By Eric Mink
Over the past few days there has been a very active thread concerning Gilham’s manual, its usage and comparison with Hardee. The constant concern seems to be how heavily Gilham may have been used and where its usage compares with Hardee. For the past six years, I have been chasing Gilham’s “ghost” with particular attention paid to the development and use of his manual. Here are a few of my views, conclusions and opinions on the subject.

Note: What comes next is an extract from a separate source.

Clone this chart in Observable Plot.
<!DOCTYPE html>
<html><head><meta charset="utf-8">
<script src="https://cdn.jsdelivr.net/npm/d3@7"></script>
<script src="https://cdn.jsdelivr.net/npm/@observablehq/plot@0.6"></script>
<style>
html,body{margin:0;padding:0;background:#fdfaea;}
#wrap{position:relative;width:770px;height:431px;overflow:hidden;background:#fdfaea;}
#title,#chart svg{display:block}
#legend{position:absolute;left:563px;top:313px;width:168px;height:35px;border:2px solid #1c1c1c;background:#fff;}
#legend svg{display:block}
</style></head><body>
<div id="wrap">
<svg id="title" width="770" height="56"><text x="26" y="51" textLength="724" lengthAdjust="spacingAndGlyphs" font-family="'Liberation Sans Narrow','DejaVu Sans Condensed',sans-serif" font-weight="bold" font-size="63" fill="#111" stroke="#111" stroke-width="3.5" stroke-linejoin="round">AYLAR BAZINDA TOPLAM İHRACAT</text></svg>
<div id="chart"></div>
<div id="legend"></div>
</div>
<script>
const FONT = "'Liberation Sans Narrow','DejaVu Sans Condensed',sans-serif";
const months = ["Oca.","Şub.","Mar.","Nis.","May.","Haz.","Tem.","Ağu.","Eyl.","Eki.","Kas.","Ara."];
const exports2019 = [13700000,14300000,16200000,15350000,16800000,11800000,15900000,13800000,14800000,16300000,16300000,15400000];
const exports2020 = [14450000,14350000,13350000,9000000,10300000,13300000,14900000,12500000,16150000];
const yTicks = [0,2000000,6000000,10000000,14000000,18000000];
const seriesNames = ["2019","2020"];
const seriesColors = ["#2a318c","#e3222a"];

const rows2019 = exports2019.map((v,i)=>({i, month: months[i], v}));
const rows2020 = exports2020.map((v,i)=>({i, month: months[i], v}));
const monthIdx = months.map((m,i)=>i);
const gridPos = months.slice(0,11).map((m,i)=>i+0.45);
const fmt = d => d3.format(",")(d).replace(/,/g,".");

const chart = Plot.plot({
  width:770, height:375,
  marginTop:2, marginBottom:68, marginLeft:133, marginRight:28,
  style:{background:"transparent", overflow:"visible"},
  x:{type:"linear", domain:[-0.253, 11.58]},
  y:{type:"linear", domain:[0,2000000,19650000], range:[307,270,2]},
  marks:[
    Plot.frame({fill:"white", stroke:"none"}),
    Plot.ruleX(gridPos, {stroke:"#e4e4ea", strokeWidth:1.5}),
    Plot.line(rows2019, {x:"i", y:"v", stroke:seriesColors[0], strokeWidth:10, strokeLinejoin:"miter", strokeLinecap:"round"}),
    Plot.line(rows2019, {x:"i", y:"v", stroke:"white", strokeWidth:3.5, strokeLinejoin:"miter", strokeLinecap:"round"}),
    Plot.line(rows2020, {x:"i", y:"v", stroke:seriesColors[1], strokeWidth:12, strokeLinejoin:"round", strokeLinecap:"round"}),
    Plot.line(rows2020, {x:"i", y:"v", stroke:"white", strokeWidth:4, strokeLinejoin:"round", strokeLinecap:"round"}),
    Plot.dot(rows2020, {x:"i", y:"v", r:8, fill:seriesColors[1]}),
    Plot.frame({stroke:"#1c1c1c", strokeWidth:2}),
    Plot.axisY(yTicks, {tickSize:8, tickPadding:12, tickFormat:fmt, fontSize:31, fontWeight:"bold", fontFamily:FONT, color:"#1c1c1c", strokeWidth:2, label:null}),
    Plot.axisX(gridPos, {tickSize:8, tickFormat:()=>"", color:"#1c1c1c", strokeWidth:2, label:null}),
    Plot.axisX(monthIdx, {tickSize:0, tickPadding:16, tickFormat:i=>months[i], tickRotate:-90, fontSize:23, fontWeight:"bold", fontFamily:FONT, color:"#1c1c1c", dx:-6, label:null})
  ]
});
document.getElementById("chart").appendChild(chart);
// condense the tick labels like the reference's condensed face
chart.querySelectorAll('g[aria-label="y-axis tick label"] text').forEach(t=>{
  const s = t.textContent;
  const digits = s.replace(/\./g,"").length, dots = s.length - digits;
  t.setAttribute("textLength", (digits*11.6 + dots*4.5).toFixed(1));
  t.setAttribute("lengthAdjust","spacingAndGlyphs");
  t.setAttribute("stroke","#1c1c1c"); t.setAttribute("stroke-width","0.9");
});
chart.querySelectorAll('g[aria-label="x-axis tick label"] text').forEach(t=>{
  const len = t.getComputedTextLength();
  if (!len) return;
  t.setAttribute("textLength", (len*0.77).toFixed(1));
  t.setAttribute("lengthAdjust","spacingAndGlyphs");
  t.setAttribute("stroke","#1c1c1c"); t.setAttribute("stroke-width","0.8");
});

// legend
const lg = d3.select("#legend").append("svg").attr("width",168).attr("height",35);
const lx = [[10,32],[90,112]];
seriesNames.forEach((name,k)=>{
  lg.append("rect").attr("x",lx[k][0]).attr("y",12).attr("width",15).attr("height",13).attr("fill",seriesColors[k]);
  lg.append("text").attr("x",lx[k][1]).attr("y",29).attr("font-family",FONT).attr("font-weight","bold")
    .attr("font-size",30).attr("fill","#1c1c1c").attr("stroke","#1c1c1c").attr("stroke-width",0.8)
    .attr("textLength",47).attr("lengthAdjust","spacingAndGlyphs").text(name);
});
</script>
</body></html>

Gilham’s work was nothing new. It was simply a compilation, and rehash, of others material such as Hardee, Scott, Poinsett, etc. Nonetheless, the strength of Gilham’s text is in what it includes. For the volunteer and militia officer, it leaves almost nothing out. In one single volume, an officer is instructed in the drill, duties (line and staff officers), organization of the various arms and army, advice on fighting and tactics, explanation of weaponry and ammunition, target practice, conducting courts martial, music, and a glossary of all terms used. For the citizen-turned-soldier, it is the most complete textbook for the training and supervision of commands. For this reason, General Philip Kearney wrote the publisher (Charle Desilver of Philadelphia) on August 3, 1861 “It is comprehensive, complete, and reliable. I regard it the best Military Work that exists.” George McClellan wrote on May 23, 1861, “I…think it an excellent work to be placed in the hands of the Volunteers.” Gilham’s strength, again, is in what it includes, everything needed for a novice officer.

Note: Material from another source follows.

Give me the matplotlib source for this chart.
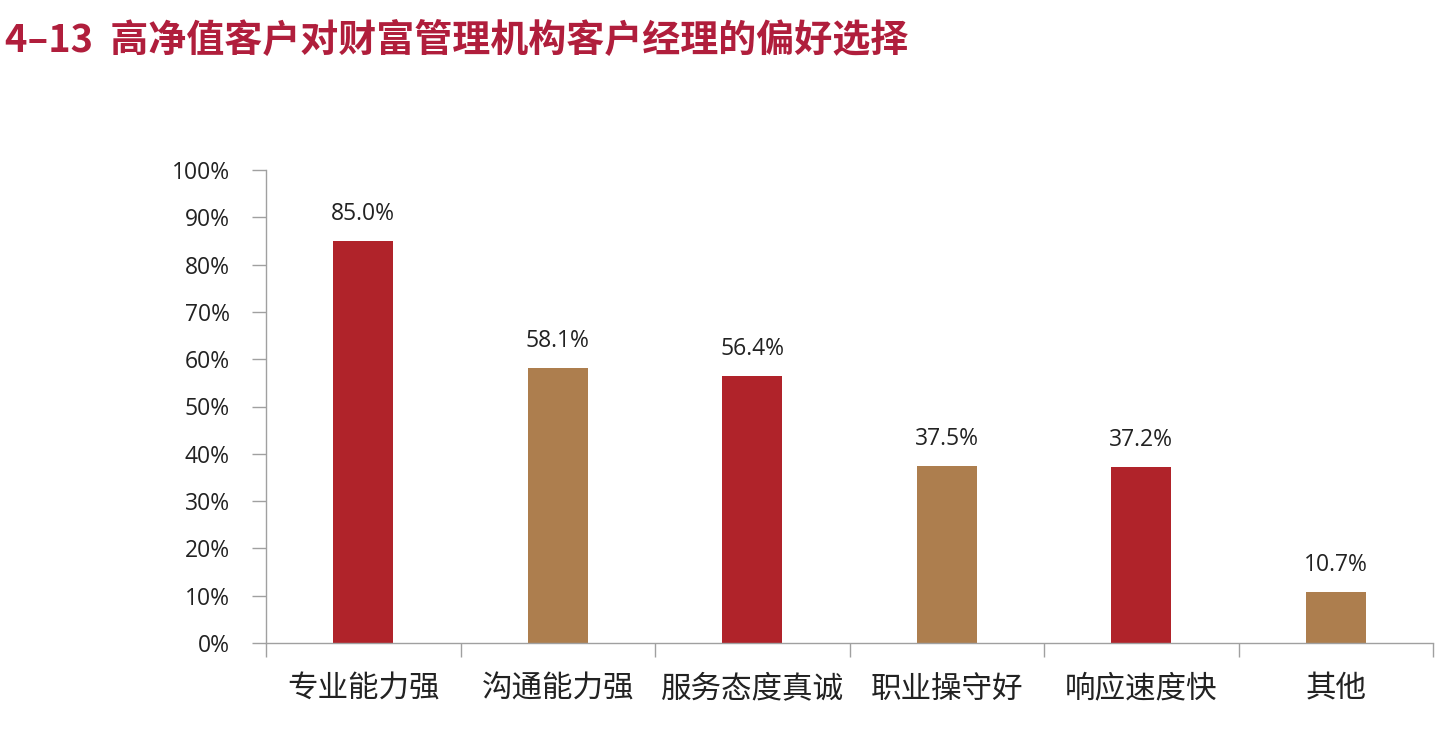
import matplotlib
matplotlib.use("Agg")
import matplotlib.pyplot as plt
import numpy as np
from matplotlib.ticker import MultipleLocator, FuncFormatter

plt.rcParams['font.family'] = ['Noto Sans CJK SC', 'DejaVu Sans']
num_font = ['Open Sans', 'Noto Sans CJK SC']

categories = ['专业能力强', '沟通能力强', '服务态度真诚', '职业操守好', '响应速度快', '其他']
values = [85.0, 58.1, 56.4, 37.5, 37.2, 10.7]
colors = ['#B0232A', '#AD7E4E', '#B0232A', '#AD7E4E', '#B0232A', '#AD7E4E']
title = '4–13  高净值客户对财富管理机构客户经理的偏好选择'

fig = plt.figure(figsize=(14.46, 7.36), dpi=100)
ax = fig.add_axes([266/1446, 1-643/736, (1433-266)/1446, (643-170)/736])

x = np.arange(len(categories))
ax.bar(x, values, width=0.31, color=colors)
for xi, v in zip(x, values):
    ax.annotate('%.1f%%' % v, (xi, v), xytext=(0, 19.5), textcoords='offset points',
                ha='center', va='center', fontsize=16.5, color='#222222',
                family=num_font)

ax.set_xlim(-0.5, len(categories) - 0.5)
ax.set_ylim(0, 100)
ax.yaxis.set_major_locator(MultipleLocator(10))
ax.yaxis.set_major_formatter(FuncFormatter(lambda v, p: '%d%%' % v))
ax.set_xticks(x)
ax.set_xticklabels(categories, fontsize=22, color='#222222')
ax.set_xticks(np.arange(len(categories) + 1) - 0.5, minor=True)
ax.tick_params(axis='x', which='major', length=0, pad=22)
ax.tick_params(axis='x', which='minor', length=10, color='#A0A0A0', width=1)
ax.tick_params(axis='y', length=10, color='#A0A0A0', width=1, labelsize=16.5,
               labelcolor='#222222', pad=16)
for lbl in ax.get_yticklabels():
    lbl.set_family(num_font)

for s in ['top', 'right']:
    ax.spines[s].set_visible(False)
for s in ['left', 'bottom']:
    ax.spines[s].set_color('#A0A0A0')
    ax.spines[s].set_linewidth(1)

fig.text(5/1446, 1-40/736, title, fontsize=27.4, fontweight='bold',
         color='#B01E3C', ha='left', va='center')

fig.savefig('out.png', dpi=100)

As regards its usage in comparison to Hardee. We do know that the Confederate government never adopted any one manual as its official choice. In May 1861 a resolution was proposed in the Provisional Congress of the Confederate States to adopt Hardee and that the Secretary of War purchase “ten thousand copies…the cost of the same shall not exceed one dollar a copy.” This resolution was tabled and apparently never acted upon. Furthermore, with but a couple exceptions there don’t seem to be any surviving orders, from the army level, stipulating what manual is to be used by the troops. Thus, it appears that the decision was left up to the states and/or officers. I have found orders from Virginia and Georgia stating that Gilham is their choice, and endorsements from Adjutant Generals to the governors of Louisiana, Texas, Mississippi and New York for the adoption of Gilham. Georgia supplied their troops with copies, while in Virginia the officers had to purchase theirs.
As for the heavy use of Gilham’s early in the war, and then changing to Hardee later on, who knows. We can only speculate. To say that just because Hardee is the latest, in its revised form, and therefore the best? Well, maybe changing horses in midstream was widespread, but there seem to be so few major and important differences between the drills that it would not surprise me if many of the officers held to what they started with. Besides, standardization was something the Confederacy was never too good at.
With all of that said. I believe, and this is my opinion, that claiming that the usage of Gilham is a “reenactorism” is a little harsh. I have examined over 40 id’d copies of Gilham that were used by soldiers north and south, east and west, and from 1861 to 1865. The material I have gathered is in preparation of compiling it and publishing it in the near future.